C’est ce que font valoir les avocats, Mes Jean-Daniel Debkoski et Philipe Knerr, dans leurs plaidoiries écrites déposées récemment au dossier.
Jagmeet Grewal, 56 ans, subit son procès pour négligence criminelle causant la mort et des lésions. Le 5 août 2019, le camionneur circulait sur l’autoroute 440 Ouest quand il a percuté une série de véhicules immobilisés par le trafic, à Laval.

Gilles Marsolais, 54 ans, Michèle Bernier, 48 ans, Sylvain Pouliot, 55 ans, et Robert Tanguay Laplante, 26 ans, ont péri.
Quatre autres personnes ont subi des blessures.
- Écoutez l'entrevue avec Maitre Marc Bellemare à l’émission de Richard Martineau via QUB radio :
Inapte à vie
En 2014, après une collision survenue deux ans plus tôt aux États-Unis qui a laissé à Grewal des séquelles psychiatriques, la Société de l’assurance automobile du Québec (SAAQ) lui a interdit à vie de travailler comme chauffeur de camion. L’organisme lui versait des indemnités de revenus.
Malgré cela, il a été capable de ravoir «légitimement, et honnêtement» son permis de classe 1 auprès de la SAAQ... par erreur.
Pour ce faire, il a fourni un rapport médical légitime qui le déclarait apte à conduire, rappellent ses avocats.
«Comment pouvait-il savoir que les départements de la SAAQ ne communiquaient pas entre eux ou que leurs procédures internes étaient défaillantes? questionnent-ils. Si quelqu’un a échappé la balle, c’est la SAAQ.»
De son côté, la Couronne estime plutôt que «c’est M. Grewal qui a décidé de jouer avec cette balle de façon négligente, assumant volontairement le risque» de sa conduite pour la sécurité d’autrui.
Une catastrophe annoncée
Ce carambolage mortel était plutôt «une catastrophe annoncée», selon la Couronne.

«À force de jouer avec le feu, on finit par se brûler.
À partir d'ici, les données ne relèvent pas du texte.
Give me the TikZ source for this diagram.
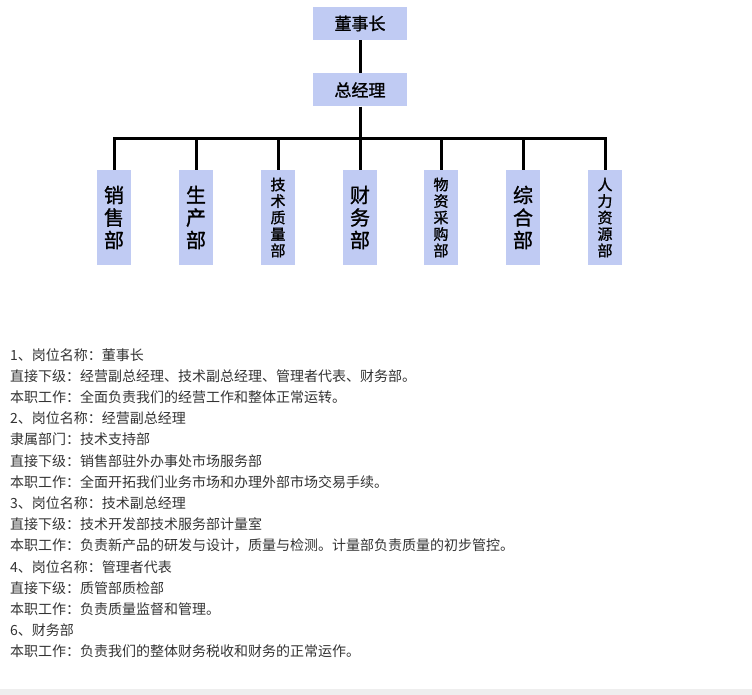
\documentclass[tikz,border=0pt]{standalone}
\usepackage{fontspec}
\setmainfont{Noto Sans CJK SC}
\newfontfamily\boxfont[FakeBold=1.2]{Noto Sans CJK SC}
\definecolor{boxblue}{HTML}{C0CBF3}
\definecolor{txtgray}{HTML}{333333}
\definecolor{barg}{HTML}{EEEEEE}
\begin{document}
\begin{tikzpicture}[x=1pt,y=-1pt,
  topbox/.style={fill=boxblue,draw=none,inner sep=0pt,minimum width=94pt,minimum height=33pt,font=\boxfont\fontsize{17}{17}\selectfont},
  deptbox/.style={fill=boxblue,draw=none,inner sep=0pt,minimum width=34pt,minimum height=95pt,align=center},
  big/.style={font=\boxfont\fontsize{20}{22.5}\selectfont},
  small/.style={font=\boxfont\fontsize{15}{16.5}\selectfont},
  conn/.style={line width=3pt,black},
  desc/.style={anchor=base west,inner sep=0pt,text=txtgray,font=\fontsize{14}{14}\selectfont}]
\useasboundingbox (0,0) rectangle (752,695);
\fill[barg] (0,689) rectangle (752,695);
\node[topbox] (chair) at (360,23.5) {董事长};
\node[topbox] (gm) at (360,90) {总经理};
\coordinate (bus) at (360,139);
\node[deptbox,big] (sales) at (114,217.5) {销\\售\\部};
\node[deptbox,big] (prod) at (196,217.5) {生\\产\\部};
\node[deptbox,small] (tech) at (278,217.5) {技\\术\\质\\量\\部};
\node[deptbox,big] (fin) at (360,217.5) {财\\务\\部};
\node[deptbox,small] (purch) at (441,217.5) {物\\资\\采\\购\\部};
\node[deptbox,big] (gen) at (523,217.5) {综\\合\\部};
\node[deptbox,small] (hr) at (605,217.5) {人\\力\\资\\源\\部};
\draw[conn] (chair) -- (gm);
\draw[conn] (gm) -- (fin);
\draw[conn] (sales.north) -- (sales.north |- bus) -- (hr.north |- bus) -- (hr.north);
\draw[conn] (prod.north) -- (prod.north |- bus);
\draw[conn] (tech.north) -- (tech.north |- bus);
\draw[conn] (purch.north) -- (purch.north |- bus);
\draw[conn] (gen.north) -- (gen.north |- bus);
\node[desc] (l1) at (10,360) {1、岗位名称：董事长};
\node[desc] (l2) at (10,381.2) {直接下级：经营副总经理、技术副总经理、管理者代表、财务部。};
\node[desc] (l3) at (10,402.4) {本职工作：全面负责我们的经营工作和整体正常运转。};
\node[desc] (l4) at (10,423.6) {2、岗位名称：经营副总经理};
\node[desc] (l5) at (10,444.8) {隶属部门：技术支持部};
\node[desc] (l6) at (10,466) {直接下级：销售部驻外办事处市场服务部};
\node[desc] (l7) at (10,487.2) {本职工作：全面开拓我们业务市场和办理外部市场交易手续。};
\node[desc] (l8) at (10,508.4) {3、岗位名称：技术副总经理};
\node[desc] (l9) at (10,529.6) {直接下级：技术开发部技术服务部计量室};
\node[desc] (l10) at (10,550.8) {本职工作：负责新产品的研发与设计，质量与检测。计量部负责质量的初步管控。};
\node[desc] (l11) at (10,572) {4、岗位名称：管理者代表};
\node[desc] (l12) at (10,593.2) {直接下级：质管部质检部};
\node[desc] (l13) at (10,614.4) {本职工作：负责质量监督和管理。};
\node[desc] (l14) at (10,635.6) {6、财务部};
\node[desc] (l15) at (10,656.8) {本职工作：负责我们的整体财务税收和财务的正常运作。};
\end{tikzpicture}
\end{document}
C’est exactement ce qui est arrivé», avancent les procureurs, Mes Simon Blais, Alexis Marcotte Bélanger et Lyly-Anne Ratelle.
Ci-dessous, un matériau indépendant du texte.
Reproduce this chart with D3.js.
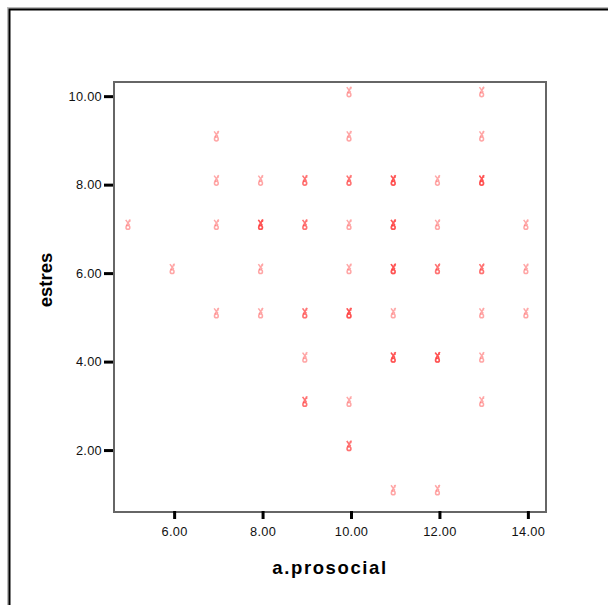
<!DOCTYPE html>
<html>
<head>
<meta charset="utf-8">
<script src="https://cdn.jsdelivr.net/npm/d3@7"></script>
<style>
  html, body { margin: 0; padding: 0; background: #fff; }
  svg { display: block; }
</style>
</head>
<body>
<svg id="chart" width="608" height="605"></svg>
<script>
// Observations (repeated pairs are genuine duplicates, drawn on top of each other)
const prosocial = [
  10, 13,
  7, 10, 13,
  7, 8, 9, 9, 10, 10, 11, 11, 11, 12, 13, 13, 13,
  5, 7, 8, 8, 8, 9, 9, 10, 11, 11, 11, 12, 14,
  6, 8, 10, 11, 11, 11, 12, 12, 13, 13, 14,
  7, 8, 9, 9, 10, 10, 10, 11, 13, 14,
  9, 11, 11, 11, 12, 12, 12, 13,
  9, 9, 10, 13,
  10, 10,
  11, 12
];
const estres = [
  10, 10,
  9, 9, 9,
  8, 8, 8, 8, 8, 8, 8, 8, 8, 8, 8, 8, 8,
  7, 7, 7, 7, 7, 7, 7, 7, 7, 7, 7, 7, 7,
  6, 6, 6, 6, 6, 6, 6, 6, 6, 6, 6,
  5, 5, 5, 5, 5, 5, 5, 5, 5, 5,
  4, 4, 4, 4, 4, 4, 4, 4,
  3, 3, 3, 3,
  2, 2,
  1, 1
];
const xTicks = [6, 8, 10, 12, 14];
const yTicks = [2, 4, 6, 8, 10];
const xTitle = "a.prosocial";
const yTitle = "estres";

const svg = d3.select("#chart");
const plot = { left: 114, right: 546, top: 82, bottom: 512 };

// Outer frame of the output panel
svg.append("rect")
  .attr("x", 8.5).attr("y", 8.5)
  .attr("width", 640).attr("height", 640)
  .attr("fill", "#fff")
  .attr("stroke", "#bbb").attr("stroke-width", 3);
svg.append("rect")
  .attr("x", 9.5).attr("y", 9.5)
  .attr("width", 640).attr("height", 640)
  .attr("fill", "none")
  .attr("stroke", "#000").attr("stroke-width", 2);

const x = d3.scaleLinear().domain([4.64, 14.41]).range([plot.left, plot.right]);
const y = d3.scaleLinear().domain([0.6, 10.32]).range([plot.bottom, plot.top]);

// Plot area border
svg.append("rect")
  .attr("x", plot.left).attr("y", plot.top)
  .attr("width", plot.right - plot.left).attr("height", plot.bottom - plot.top)
  .attr("fill", "#fff")
  .attr("stroke", "#666").attr("stroke-width", 2);

// Y axis
const yAxis = svg.append("g")
  .attr("transform", `translate(${plot.left - 1},0)`)
  .call(d3.axisLeft(y).tickValues(yTicks).tickFormat(d3.format(".2f"))
    .tickSize(9).tickPadding(2));
yAxis.select(".domain").remove();
yAxis.selectAll(".tick line").attr("stroke", "#000").attr("stroke-width", 3);
yAxis.selectAll(".tick text")
  .attr("font-family", "Liberation Sans, Arial, sans-serif")
  .attr("font-size", 12.8).attr("fill", "#111")
  .attr("letter-spacing", 0.3);

// X axis
const xAxis = svg.append("g")
  .attr("transform", `translate(0,${plot.bottom - 1})`)
  .call(d3.axisBottom(x).tickValues(xTicks).tickFormat(d3.format(".2f"))
    .tickSize(8).tickPadding(8));
xAxis.select(".domain").remove();
xAxis.selectAll(".tick line").attr("stroke", "#000").attr("stroke-width", 3);
xAxis.selectAll(".tick text")
  .attr("font-family", "Liberation Sans, Arial, sans-serif")
  .attr("font-size", 12.8).attr("fill", "#111")
  .attr("letter-spacing", 0.3);

// Axis titles
svg.append("text")
  .attr("x", (plot.left + plot.right) / 2).attr("y", 574)
  .attr("text-anchor", "middle")
  .attr("font-family", "Liberation Sans, Arial, sans-serif")
  .attr("font-weight", "bold").attr("font-size", 18.5)
  .attr("letter-spacing", 1.6)
  .text(xTitle);
svg.append("text")
  .attr("transform", "translate(52,280) rotate(-90)")
  .attr("text-anchor", "middle")
  .attr("font-family", "Liberation Sans, Arial, sans-serif")
  .attr("font-weight", "bold").attr("font-size", 18.5)
  .text(yTitle);

// Point markers: a small crossed glyph over a ring, semi-transparent so that
// coinciding observations build up a deeper red
const points = prosocial.map((p, i) => ({ p, e: estres[i] }));
const marks = svg.append("g").selectAll("g.pt")
  .data(points)
  .join("g")
  .attr("class", "pt")
  .attr("transform", d => `translate(${x(d.p) - 2},${y(d.e) - 4})`)
  .attr("fill", "none")
  .attr("stroke", "#ff2a2a")
  .attr("stroke-width", 1.5)
  .attr("stroke-opacity", 0.42);
marks.append("path").attr("d", "M-2.2,-5 L1.6,0.2 M2.4,-5.4 L-1.6,0.8 M1.2,-5.2 L2,-2.8");
marks.append("circle").attr("cx", 0).attr("cy", 2.6).attr("r", 1.9);
</script>
</body>
</html>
La collision ne peut être expliquée que par sa manière «dangereuse» de conduire. Dans les 10 secondes avant l’impact, la semi-remorque n’a jamais freiné ni même ralenti.
«L’accusé n’a pas prêté attention à la circulation pendant une période de temps inacceptable et n’a eu aucune réaction pour éviter la collision.»
Cet argument doit être rejeté, selon la défense, car personne ne sait ce qui s’est passé dans la cabine de Grewal avant l’impact. L’accusé n’a pas donné sa version des faits à son procès.
Accablé de problèmes
La Couronne plaide également que Grewal était accablé de problèmes de santé qui sont incompatibles avec la conduite.
Antidouleurs, relaxants musculaires, antidépresseurs: il prenait un cocktail de médicaments pouvant causer des effets secondaires, comme de la somnolence et des étourdissements, pour ne nommer que ceux-là. Or, il n’y a aucune preuve que cela a eu un impact sur sa capacité à conduire, estime la défense.
Celui-ci n’avait pas divulgué son récent diagnostic de diabète à la SAAQ, en plus de négliger le traitement de sa maladie.
«Un chauffeur de camion professionnel raisonnable aurait été conscient des risques [...] et se serait abstenu de prendre le volant» le jour du carambolage, conclut la Couronne en invitant la juge, Yanick Laramée, à le reconnaître coupable.
Les plaidoiries orales auront lieu en juin prochain au palais de justice de Laval.